FYI,In this case I want to run regression y~X (as per the dataframe below).
So the output will be a timeindexed series with Beta values for each day(ignoring first 2 years)
Currently I am using a row based loop, but it is extremely slow
Feel there should be easier way to accomplish this.
Thanks in advance
date_range=pd.date_range('2015-01-01','2019-12-31')
df=pd.DataFrame(np.random.rand(len(date_range),2),index=date_range,columns=['X','y'])
Code I am currently using
def rolling_stats(X,y,years_window=2):
idx=X.index
assert len(X)==len(y)
x_idx=np.isnan(X).argmin()
y_idx=np.isnan(y).argmin()
out_dates = []
out_beta = []
out_rsq = []
out_stderr = []
df=pd.DataFrame(np.nan,columns=['Beta','RSQ','StdErr'],index=idx)
for date in idx:
start_date=date-DateOffset(years=years_window)
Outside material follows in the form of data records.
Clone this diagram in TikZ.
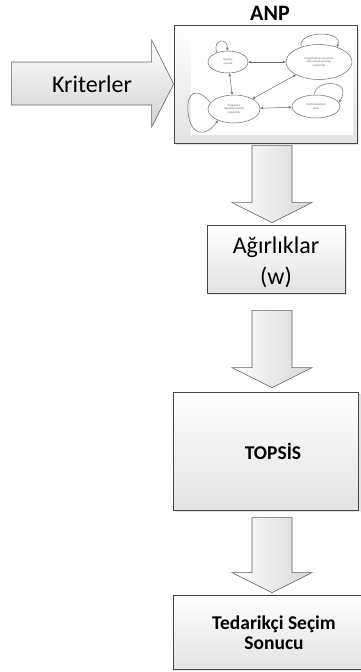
\documentclass[tikz,border=0pt]{standalone}
\usepackage{fontspec}
\setmainfont{Carlito}
\newfontfamily\netfont{Liberation Serif}
\usetikzlibrary{shadows,arrows.meta,shapes.geometric,calc}

\tikzset{
  flowbox/.style={rectangle, inner sep=0pt, top color=white, bottom color=black!11,
    draw=black!72, line width=0.7pt,
    drop shadow={opacity=0.22, shadow xshift=2pt, shadow yshift=-2pt}},
  blockarrow/.style={left color=white, right color=black!16, draw=black!62,
    line width=0.6pt, line join=miter},
  sidearrow/.style={top color=white, bottom color=black!18, draw=black!62,
    line width=0.6pt, line join=miter},
  net/.style={draw=black!58, line width=0.5pt},
  netnode/.style={net, ellipse, inner sep=0pt, text=black!60, align=center,
    font=\netfont\fontsize{3.2}{3.7}\selectfont},
  nettip/.tip={Stealth[length=3.2pt,width=2.6pt]},
  netlink/.style={net, nettip-nettip},
  netloop/.style={net, -nettip},
  bigtext/.style={font=\fontsize{24}{28}\selectfont, align=center},
  boldtext/.style={font=\bfseries\fontsize{19.5}{20}\selectfont, align=center},
}

% vertical block arrow: #1 = top of the shaft, #2 = tip
\newcommand{\flowarrow}[2]{%
  \path[blockarrow] let \p1=(#1), \p2=(#2) in
    (\x1-20pt,\y1) -- (\x1+20pt,\y1) -- (\x1+20pt,\y2+20pt) -- (\x1+40pt,\y2+20pt)
    -- (\x1,\y2) -- (\x1-40pt,\y2+20pt) -- (\x1-20pt,\y2+20pt) -- cycle;}

\begin{document}
\begin{tikzpicture}[x=1pt,y=-1pt]
\useasboundingbox (0,0) rectangle (361,672);

% main boxes
\node[flowbox, minimum width=183pt, minimum height=118pt] (anp) at (265.5,84) {};
\node[flowbox, minimum width=138pt, minimum height=68pt] (agr) at (276,259) {};
\node[flowbox, minimum width=185pt, minimum height=118pt] (topsis) at (266,451) {};
\node[flowbox, minimum width=188pt, minimum height=74pt] (result) at (267,632) {};

% box labels
\node[font=\bfseries\fontsize{22}{24}\selectfont, anchor=base, inner sep=0pt] (anptitle) at (270,20.5) {ANP};
\node[bigtext, inner sep=0pt] (agrlabel) at (276,262) {Ağırlıklar\\[3pt](w)};
\node[boldtext, inner sep=0pt] (topsislabel) at (273,451) {TOPSİS};
\node[boldtext, inner sep=0pt] (resultlabel) at (274,633) {Tedarikçi Seçim\\Sonucu};

% criteria arrow pointing into the ANP box
\path[sidearrow] (anp.west) -- ++(-22,-44) -- ++(0,22) -- ++(-140,0)
  -- ++(0,43) -- ++(140,0) -- ++(0,22) -- cycle;
\node[bigtext, inner sep=0pt] (krit) at (92,84) {Kriterler};

% flow arrows between the stages
\coordinate (ax) at (272,0);
\flowarrow{$(anp.south -| ax)+(0,2)$}{$(agr.north -| ax)+(0,-2)$}
\flowarrow{$(agr.south -| ax)+(0,17)$}{$(topsis.north -| ax)+(0,-4)$}
\flowarrow{$(topsis.south -| ax)+(0,7)$}{$(result.north -| ax)+(0,-2)$}

% ANP network sketch
\fill[white] (191,33) rectangle (353,135);
\node[netnode, minimum width=40pt, minimum height=22pt] (q) at (228,62) {Quality\\system};
\node[netnode, minimum width=66pt, minimum height=35pt] (o) at (319,62) {Organization structure\\and manufacturing\\capability};
\node[netnode, minimum width=52pt, minimum height=28pt] (s) at (234,109) {Supplier's\\implementation\\capability};
\node[netnode, minimum width=48pt, minimum height=23pt] (e) at (316,106.5) {Environmental\\issue};

\draw[netlink] (q) -- (o);
\draw[netlink] (q) -- (s);
\draw[netlink] (s) -- (o);
\draw[netlink] (s) -- (e);

\draw[netloop] (q.140) .. controls +(-5,-15) and +(2,-13) .. (q.95);
\draw[netloop] (o.140) .. controls (297,30) and (345,30) .. (o.40);
\draw[netloop] (e.100) .. controls (316,78) and (354,80) .. (e.10);
\draw[netloop] (s.165) .. controls (197,86) and (186,92) .. (188,112)
  .. controls (190,136) and (206,138) .. (s.215);
\end{tikzpicture}
\end{document}
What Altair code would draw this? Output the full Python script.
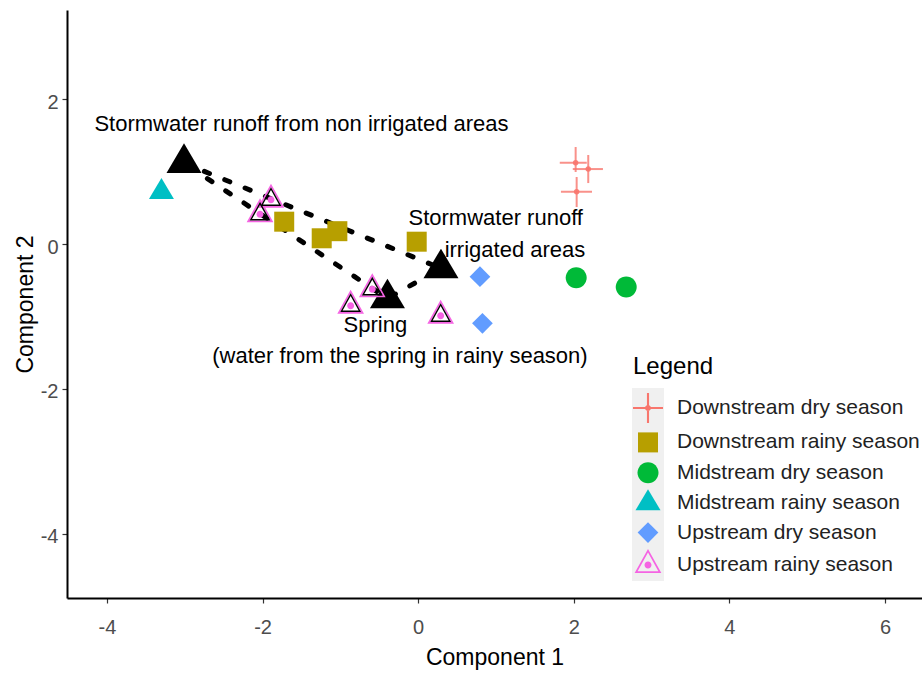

date_range=pd.bdate_range(start_date,date,freq='5D')
try:
X_reg=X.loc[X.index.isin(date_range)]
y_reg=y.loc[y.index.isin(date_range)]
assert len(X_reg)==len(y_reg)
X_c=sm.add_constant(X_reg)
model=sm.OLS(y_reg,X_c)
result=model.fit()
df.loc[date,'RSQ']=result.rsquared
df.loc[date,'Beta']=result.params[1]
df.loc[date,'StdErr']=np.sqrt(result.mse_resid)
except Exception:
df.loc[date,'RSQ']=np.nan
df.loc[date,'Beta']=np.nan
df.loc[date,'StdErr']=np.nan
return df